RTP

RTP (Real-Time Transport Protocol) is the protocol responsible for delivering real-time audio, video, and other types of multimedia data over IP networks. While SIP handles the signaling (setting up, managing, and tearing down the communication sessions) RTP is used to actually transmit the real-time media (like voice in VoIP calls or video in a video call) during SIP sessions between the communicating endpoints.

How RTP Works with SIP

  1. Session Establishment:
    • SIP negotiates and sets up a session between two or more endpoints, agreeing on the media types (audio, video, etc.) and codecs to be used.
    • During this negotiation, SIP uses SDP (Session Description Protocol) to exchange media-related information, including the ports and IP addresses where each endpoint should send and receive RTP streams.
  2. Media Transmission:
    • Once the SIP session is established, RTP takes over for the actual transmission of the real-time media streams.
    • RTP carries the encoded media packets between the endpoints using UDP (usually over ports in the range 16384–32767).
    • Each media stream (audio, video) is encapsulated in its own RTP stream. For instance, in a video call, there would be one RTP stream for audio and another for video.
  3. Synchronization and Sequencing:
    • RTP ensures the correct ordering and timing of media packets, even if they arrive out of order due to network jitter.
    • RTP headers include a sequence number to reorder packets if needed, and a timestamp to synchronize audio and video streams properly.
  4. Payload Types:
    • RTP supports multiple codecs, and each packet contains a payload type identifier that indicates what codec is being used (e.g., G.711 for audio, H.264 for video). This is agreed upon during the SIP session negotiation.
  5. QoS and Real-Time Characteristics:
    • RTP includes mechanisms to monitor and optimize Quality of Service (QoS) for media delivery. Although it doesn’t guarantee delivery like TCP, it’s optimized for real-time transmission, prioritizing low latency over packet recovery.

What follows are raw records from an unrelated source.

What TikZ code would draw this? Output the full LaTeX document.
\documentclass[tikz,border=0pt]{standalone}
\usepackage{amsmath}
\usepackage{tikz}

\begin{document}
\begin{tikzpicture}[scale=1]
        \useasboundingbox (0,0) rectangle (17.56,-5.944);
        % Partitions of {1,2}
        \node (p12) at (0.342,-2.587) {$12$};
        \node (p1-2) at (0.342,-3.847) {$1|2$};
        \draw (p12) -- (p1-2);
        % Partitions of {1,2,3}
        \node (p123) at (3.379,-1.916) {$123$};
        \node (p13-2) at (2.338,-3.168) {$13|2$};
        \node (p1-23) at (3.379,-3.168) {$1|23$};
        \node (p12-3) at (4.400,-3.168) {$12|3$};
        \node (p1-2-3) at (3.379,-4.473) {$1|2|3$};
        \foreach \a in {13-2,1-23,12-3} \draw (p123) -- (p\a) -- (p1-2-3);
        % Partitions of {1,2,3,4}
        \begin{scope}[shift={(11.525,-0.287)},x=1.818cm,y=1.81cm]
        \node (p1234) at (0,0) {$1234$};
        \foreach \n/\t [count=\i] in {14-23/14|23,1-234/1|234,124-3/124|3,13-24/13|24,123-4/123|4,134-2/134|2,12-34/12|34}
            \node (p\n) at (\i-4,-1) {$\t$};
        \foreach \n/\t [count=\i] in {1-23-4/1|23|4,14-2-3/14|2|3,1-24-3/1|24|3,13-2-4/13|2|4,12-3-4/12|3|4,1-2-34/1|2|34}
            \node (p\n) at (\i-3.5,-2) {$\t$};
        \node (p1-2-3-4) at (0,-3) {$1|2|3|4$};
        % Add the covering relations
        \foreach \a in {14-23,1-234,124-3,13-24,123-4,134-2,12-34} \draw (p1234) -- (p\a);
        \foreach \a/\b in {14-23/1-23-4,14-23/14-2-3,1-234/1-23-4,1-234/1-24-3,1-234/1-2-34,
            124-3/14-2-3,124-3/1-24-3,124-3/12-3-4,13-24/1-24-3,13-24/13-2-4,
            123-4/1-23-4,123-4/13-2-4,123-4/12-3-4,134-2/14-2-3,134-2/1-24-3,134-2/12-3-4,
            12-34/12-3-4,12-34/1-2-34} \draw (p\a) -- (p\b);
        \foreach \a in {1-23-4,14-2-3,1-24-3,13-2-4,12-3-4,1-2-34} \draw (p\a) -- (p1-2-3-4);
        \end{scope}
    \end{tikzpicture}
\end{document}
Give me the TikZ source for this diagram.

RTP Control Protocol (RTCP)

Alongside RTP, there’s RTCP (RTP Control Protocol), which works in parallel to provide feedback on the quality of the media transmission. RTCP allows participants to monitor things like packet loss, jitter, and round-trip times.

RTCP doesn’t carry media but instead sends statistics about the quality of the RTP stream, allowing for real-time adjustments to improve media quality.

Key Points

  • SIP establishes the session, while RTP transports the media.
  • RTP works over UDP to ensure low-latency delivery, which is crucial for real-time applications like VoIP and video calls while SIP can work on TCP or UDP or even SCTP.
  • RTCP provides quality feedback, helping optimize the media delivery experience.
  • RTP headers ensure that media streams stay synchronized, ordered, and properly processed.